Giselle Gonzalez-Rivera said she wondered if she was crazy going back to school in her late 30s with three young children. 

But she found a group that encouraged her — Moving Forward Chattanooga, a Christian Women’s Job Corps site — and in April she finished her licensed practical nurse certificate at Chattanooga State Community College.

“Christian Women’s Job Corps encouraged and supported me so much,” she said of the group, which helps women with skills for life and work. “They saw the potential in me that I had not seen.”

Beth Ray, site coordinator for Moving Forward Chattanooga, said Gonzalez-Rivera “gives God glory for the whole process.”

“Giselle is a blessing to anyone she meets. She always has a smile and a kind word,” Ray said. “She’s a super sweet person with a sweet family, and she’s grown in her faith.”

When Gonzalez-Rivera came to Moving Forward Chattanooga, she began working on six weeks of personal development, which included communication and financial management. She also took an inventory to help her identify careers that interested her, and site leaders helped her find educational resources and funding for school.

Ray said in Gonzalez-Rivera’s early days there, she was shy and reserved, but she “has really blossomed since.”

Several weeks after finishing her licensed practical nurse certificate in April, Gonzalez-Rivera was named the recipient of the Sybil Bentley Dove Award, which the WMU Foundation gives annually to a recipient who desires to improve herself through the acquisition of skills or academic pursuits that will lead to self-reliant living or to give assistance and nurture to the development of her children.

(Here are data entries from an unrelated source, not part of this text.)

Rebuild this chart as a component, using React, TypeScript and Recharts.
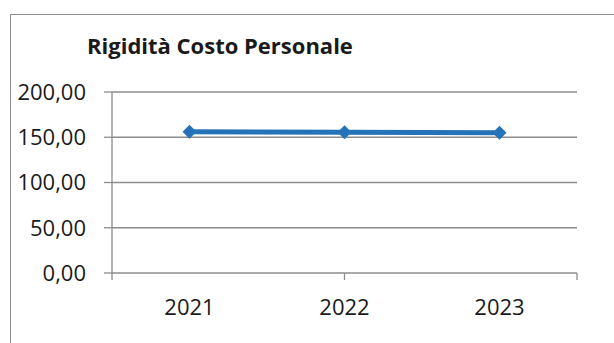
import { LineChart, Line, XAxis, YAxis, CartesianGrid } from 'recharts';

const years = ['2021', '2022', '2023'];
const rigidita = [156, 155.6, 155];
const yTicks = [0, 50, 100, 150, 200];
// category boundaries, where the x-axis tick marks sit
const catEdges = [0, 1, 2, 3];

const data = years.map((year, i) => ({ year, value: rigidita[i] }));

const AXIS = '#8c8c8c';
const BLUE = '#2473b8';
const FONT = '"Open Sans", sans-serif';

const fmt = (v: number) => v.toFixed(2).replace('.', ',');

const Diamond = (props: any) => {
  const { cx, cy } = props;
  if (cx == null || cy == null) return null;
  const r = 7;
  return <path d={`M${cx},${cy - r}L${cx + r},${cy}L${cx},${cy + r}L${cx - r},${cy}Z`} fill={BLUE} />;
};

export default function App() {
  return (
    <div style={{ position: 'absolute', left: 0, top: 0, width: 614, height: 343, background: '#fff', fontFamily: FONT }}>
      <div style={{ position: 'absolute', left: 10, top: 14, right: 0, bottom: 0, borderLeft: `1px solid ${AXIS}`, borderTop: `1px solid ${AXIS}` }} />
      <div style={{ position: 'absolute', left: 87, top: 30, fontSize: 22, fontWeight: 700, color: '#1a1a1a', whiteSpace: 'nowrap' }}>
        Rigidità Costo Personale
      </div>
      <LineChart width={614} height={343} data={data} margin={{ top: 92, right: 37, left: 12, bottom: 19 }}>
        <CartesianGrid vertical={false} stroke={AXIS} strokeWidth={1.3} xAxisId="b_cat" />
        <XAxis
          xAxisId="a_edges"
          type="number"
          domain={[0, 3]}
          ticks={catEdges}
          allowDataOverflow
          height={1}
          axisLine={false}
          tickLine={{ stroke: AXIS, strokeWidth: 1.3 }}
          tickSize={7}
          tickFormatter={() => ''}
        />
        <XAxis
          xAxisId="b_cat"
          dataKey="year"
          scale="band"
          height={50}
          axisLine={false}
          tickLine={false}
          tickSize={0}
          tickMargin={25}
          tick={{ fill: '#1a1a1a', fontSize: 22, fontFamily: FONT }}
        />
        <YAxis
          width={100}
          domain={[0, 200]}
          ticks={yTicks}
          tickFormatter={fmt}
          axisLine={{ stroke: AXIS, strokeWidth: 1.3 }}
          tickLine={{ stroke: AXIS, strokeWidth: 1.3 }}
          tickSize={8}
          tickMargin={18}
          tick={{ fill: '#1a1a1a', fontSize: 22, fontFamily: FONT }}
        />
        <Line
          xAxisId="b_cat"
          dataKey="value"
          stroke={BLUE}
          strokeWidth={5}
          dot={<Diamond />}
          activeDot={false}
          isAnimationActive={false}
        />
      </LineChart>
    </div>
  );
}
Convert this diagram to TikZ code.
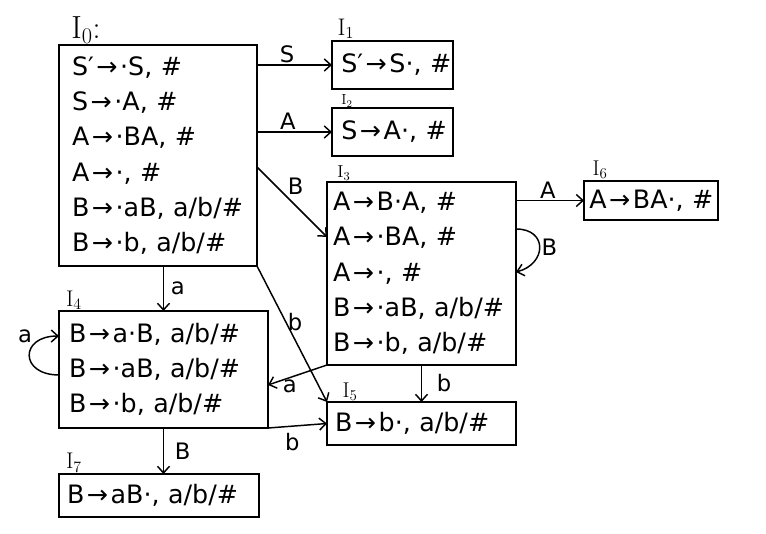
\documentclass[tikz,border=0pt]{standalone}
\usepackage{fontspec}
\newfontfamily\hand{DejaVu Sans}
\newcommand\ar{\mbox{\hspace{0.1em}→\hspace{0.1em}}}
\usetikzlibrary{arrows.meta}
\tikzset{
  state/.style={draw, line width=1.1pt, outer sep=0pt, inner ysep=0pt, align=left,
    anchor=north west, font=\hand\fontsize{19}{26.5}\selectfont},
  tag/.style={font=\rmfamily\fontsize{#1}{#1}\selectfont, inner sep=0pt},
  arr/.style={-{Straight Barb[length=5pt,width=9pt]}, line width=1.1pt},
  lab/.style={font=\hand\fontsize{17}{17}\selectfont, inner sep=1pt},
}
\begin{document}
\begin{tikzpicture}[x=0.75pt,y=-0.75pt]
\useasboundingbox (0,0) rectangle (766,533);

% states
\node[state, text width=129pt, inner xsep=9.75pt, minimum height=165.75pt] (I0) at (59,45)
  {S′\ar·S,~\# \\ S\ar·A,~\# \\ A\ar·BA,~\# \\ A\ar·,~\# \\ B\ar·aB,~a/b/\# \\ B\ar·b,~a/b/\#};
\node[state, text width=82.75pt, inner xsep=4pt, minimum height=36pt] (I1) at (332,41) {\hspace*{3pt}S′\ar S·,~\#};
\node[state, text width=82.75pt, inner xsep=4pt, minimum height=36pt] (I2) at (332,108) {\hspace*{3pt}S\ar A·,~\#};
\node[state, text width=132.75pt, inner xsep=4.5pt, minimum height=137.25pt] (I3) at (327,182)
  {A\ar B·A,~\# \\ A\ar·BA,~\# \\ A\ar·,~\# \\ B\ar·aB,~a/b/\# \\ B\ar·b,~a/b/\#};
\node[state, text width=92.5pt, inner xsep=4pt, minimum height=29.25pt] (I6) at (584,181) {A\ar BA·,~\#};
\node[state, text width=141.75pt, inner xsep=7.5pt, minimum height=87.75pt] (I4) at (59,311)
  {B\ar a·B,~a/b/\# \\ B\ar·aB,~a/b/\# \\ B\ar·b,~a/b/\#};
\node[state, text width=129.75pt, inner xsep=6pt, minimum height=32.25pt] (I5) at (327,402) {B\ar b·,~a/b/\#};
\node[state, text width=138pt, inner xsep=6pt, minimum height=32.25pt] (I7) at (59,474) {B\ar aB·,~a/b/\#};

% state names
\node[tag=24] (t0) at (86,30) {I\textsubscript{0}:};
\node[tag=18] (t1) at (346,29) {I\textsubscript{1}};
\node[tag=11] (t2) at (347,101) {I\textsubscript{2}};
\node[tag=13] (t3) at (344,173) {I\textsubscript{3}};
\node[tag=16] (t6) at (600,170) {I\textsubscript{6}};
\node[tag=17] (t4) at (74,300) {I\textsubscript{4}};
\node[tag=16] (t5) at (350,392) {I\textsubscript{5}};
\node[tag=17] (t7) at (74,463) {I\textsubscript{7}};

% transitions
\draw[arr] (I0.east |- I1.west) -- node[lab, above, pos=0.4] (lS) {S} (I1.west);
\draw[arr] (I0.east |- I2.west) -- node[lab, above, pos=0.41] (lA1) {A} (I2.west);
\draw[arr] ([yshift=-8.6pt]I0.east) -- node[lab, above right, pos=0.42, inner sep=0.5pt] (lB1) {B} ([yshift=27.4pt]I3.west);
\draw[arr] (I4.north |- I0.south) -- node[lab, right=4pt] (la1) {a} (I4.north);
\draw[arr] (I0.south east) -- node[lab, right, pos=0.41] (lb1) {b} (I5.north west);
\draw[arr] (I3.east |- I6.west) -- node[lab, above, pos=0.47] (lA2) {A} (I6.west);
\draw[arr] ([yshift=33.4pt]I3.east) to[out=0, in=15, looseness=1.9] node[lab, right] (lB2) {B} ([yshift=1.1pt]I3.east);
\draw[arr] (I3.south west) -- node[lab, below, pos=0.63] (la2) {a} ([yshift=-11.6pt]I4.east);
\draw[arr] (I3.south) -- node[lab, right=10pt] (lb2) {b} (I3.south |- I5.north);
\draw[arr] (I4.south east) -- node[lab, below=4pt, pos=0.41] (lb3) {b} (I5.west);
\draw[arr] (I4.south) -- node[lab, right=7pt] (lB3) {B} (I4.south |- I7.north);
\draw[arr] ([yshift=-4.1pt]I4.west) to[out=180, in=180, looseness=2.6] node[lab, above left, pos=0.7] (la3) {a} ([yshift=25.1pt]I4.west);
\end{tikzpicture}
\end{document}
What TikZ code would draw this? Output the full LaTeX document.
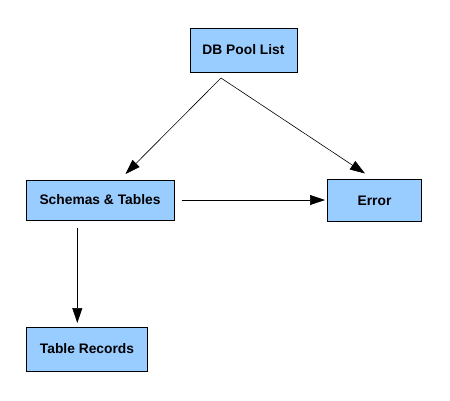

This summer, Gonzalez-Rivera started the bridge program to start classes this fall at the University of Tennessee at Chattanooga to become a registered nurse. She said the award came at the perfect time.

“It has helped me so much,” she said. “When they gave me the award, I said, ‘Thank you Lord, this is all you — you saw how much I was in need.’”

Gonzalez-Rivera said she’s always had a heart to help others and knew that was her purpose in life.

“It is never too late to accomplish your purpose in life — some of us just move a little slower than others, and that is totally normal,” she said. “We are afraid of the outcome instead of trusting our Savior.”

Gonzalez-Rivera said she has learned to teach her three girls that with God, there are no limits to what they can do.

“We can reach the sky if we trust the Lord and He will guide us,” she said.